I thought I was trippin' because who runs on Thanksgiving, AFTER eating a meal of dressing, potato salad, macaroni and cheese, collard greens, rice and gravy!?!? Who I ask...who?! God then asked me,
"Will you dedicate your time by running with Me for 30 days?"
"Yes. I want to run with you God but whenever I try to be consistent with working out, it don't work out for me. Either a cyst flares up on my ovary or my knees swell and ache. This happens every single time. It's frustrating!"
"Just trust me. Run with Me for 30 days."
As I began running everything within my body reminded me of my age and my ailments. It was terribly tough! When I work out, I put on my sweat belt. As I was running God said,
"Take off what you have around your trunk."
"But it helps with my most troublesome area."
"It does not help you as much as you think. You are focusing your concern on one part of your body. I am concerned with all of you."
I threw the sweatbelt away in the trash can that was on the trail.
"Repeat my name as you run in cadence with your steps. Your breathing will come into alignment with me and your chest will be fine."
I exhaled Yah and inhaled Weh. When my left foot hit the ground ( a Drill Sergeant taught me that in boot camp) I exhaled and inhaled God's name. I have the tendency to look at distance in terms of how much more I have left to travel as opposed to how much distance I have already traveled. I looked down the road and became overwhelmed at how much ground I had to cover. I wanted to stop running. Much like Sarai, I began to think a thought. God interrupted that thought with a firm but rhetorical question,
"WHAT WILL YOU TRUST ME WITH? You do not trust Me with the child I promised you. You do not trust Me with finances. You do not trust Me with your body. What DO you trust Me with?"
"I thought I did trust you Lord."
"Look down"
"Lord I don't like looking down. It makes me feel like I am not confident within myself."
"This has nothing to do with your confidence. You are focused on the wrong thing. I want you to look down to see the footprints."
"Why the footprints?"
"It represents steps I have ordered for you. You all get so focused on looking up and around you trying to figure out what I have planned for you. I set footprints before you to order your steps. Pay attention to the steps in front of you. I have aerial view to see what is going on all around you."
I did just that. I paid attention to the shoe prints that were in the dirt.

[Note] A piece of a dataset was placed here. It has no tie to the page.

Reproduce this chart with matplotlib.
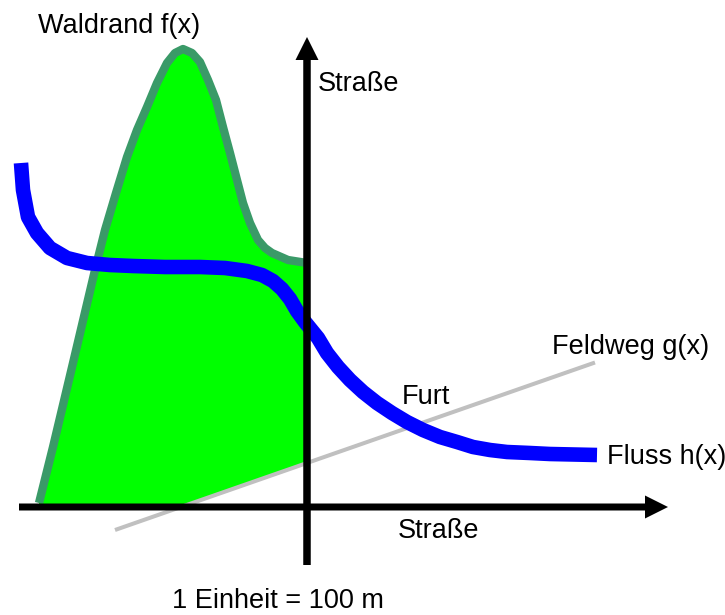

They looked fresh. I could tell that someone else had ran that day as well. Holy Spirit then spoke to me and said,
"It's important to leave foot prints for someone else so that they can see how to allow God to lead you."
I ran these footprints all the way to the second traffic light that marked the entrance of our development. It was amazing! I always thought about distance when I ran. Even in the Army during PT tests with my quickest time for a 2 mile run being 15:09, I would always measure how much more I had to go. I did not consider the advantage of focusing on something other than time.
I was finished. I ran 2.5 miles. I got into the house and cried. I cried and worshipped God for inviting me to spend time with Him. After taking a shower, I went to my prayer place and fell on my face and began to repent for not trusting God with my whole and entire heart. I considered myself to be very aware of what trust was. I realized I had wordly knowledge and not Godly wisdom concerning trust. I didn't accept that I had a covenant relationship with God and that this covenant included peace!
If you are wondering I did have flare ups of PCOS (Polycystic Ovarian Syndrom) and my Endometriosis was on level 10. If I was not able to run, I asked the Lord if I could do the same amount of time and distance on a bike that I won at our realtor's client appreciation fest. Shout out to Voltaire Lepe!
As I ran for 30 days, I felt weight lifting off my body. I was sleeping better, my digestive system became more active, my appetite was changing. I didn't crave junk as much as I used to. I began to come to the understanding that being healthy and having a healthy lifestyle is not just about a snatched waist. It is about being renewed, healthy in the heart, healthy in the mind and healthy in the spirit. I have been working out now since November 2023. It has been a rollercoaster ride of emotions and going through a number of trial and error periods with health foods. I have lost a total of 9lbs since then. It may not seem like much but I am at a point in my life where despising small beginnings is like wasting seed. I want to cultivate it as best as I can. Running with God was a sacrifice. There were days that I cried during the pain. My tears were an investment and a testament to how much God meant to me and how much it meant to me to do exactly what He asked.
Prayerfully this testimony will help you make the decision that you need to make, so that God can do a complete and lasting work within you. What will you invite Him into? What will you dedicate to Him and how long can you set aside your time?